The spheres are rendered by loading a sphere `.obj` file. The file has a low vertex count (~30), enabling efficient transformation and rendering. Since the sphere was not centered at the origin, preprocessing involved subtracting the centroid from each vertex. This allows uniform scale transformations. Vertex Buffers are used to store each sphere's vertex positions and colors, allowing unique coloring at render time.

Background

The background adds a lot to the realism of the scene. Using GLM, a normalized random 3D vector is generated to create a direction. By placing points along that direction on the far plane, stars are rendered in a static skybox that doesn't parallax with camera motion.

Grid

The grid is created by bilinearly interpolating between the four corner vertices:

\[ f(u, v) = (1 - u)(1 - v)f_{00} + u(1 - v)f_{10} + (1 - u)v f_{01} + uv f_{11} \]

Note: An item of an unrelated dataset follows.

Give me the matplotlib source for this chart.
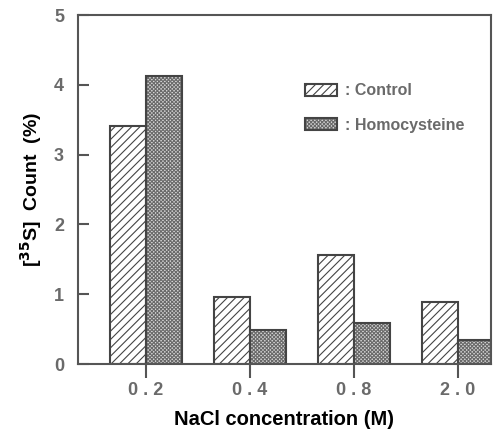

The number of rows and columns is an input parameter. The program generates equally spaced vertices and creates an index buffer to tell OpenGL how to connect them into a grid.

Grid Curvature

The grid curvature is modeled after a Flamm paraboloid. The original equation caused no vertical deformation directly under a mass, so I modified it to create a smoother, more realistic dip with exponential falloff.

Original Flamm Paraboloid Equation:

\[ y = \sum_{\text{spheres}}\, 2 \sqrt{r_s (r - r_s)} \]

Modified equation with falloff:

\[ y = \sum_{\text{spheres}}\, \text{scale} \cdot 2 \cdot \sqrt{\text{mass} - r_{\text{max}}} \cdot \exp\left(-\frac{r^2}{2 r_{\text{max}}^2}\right) \]

Position-Based Dynamics

To simulate the motion of gravitational bodies, I used a method called Position-Based Dynamics (PBD). Unlike traditional force-based methods, PBD focuses on updating positions directly based on constraints, which makes it more stable for real-time simulations. At each time step, gravitational accelerations are computed between each pair of objects using Newton's law of universal gravitation. The velocities are then updated accordingly and used to predict new positions. These predicted positions are corrected based on collision or distance constraints if necessary. This method ensures visually stable orbits and allows chaotic behavior when multiple objects are introduced close together emulating real gravitational n-body systems.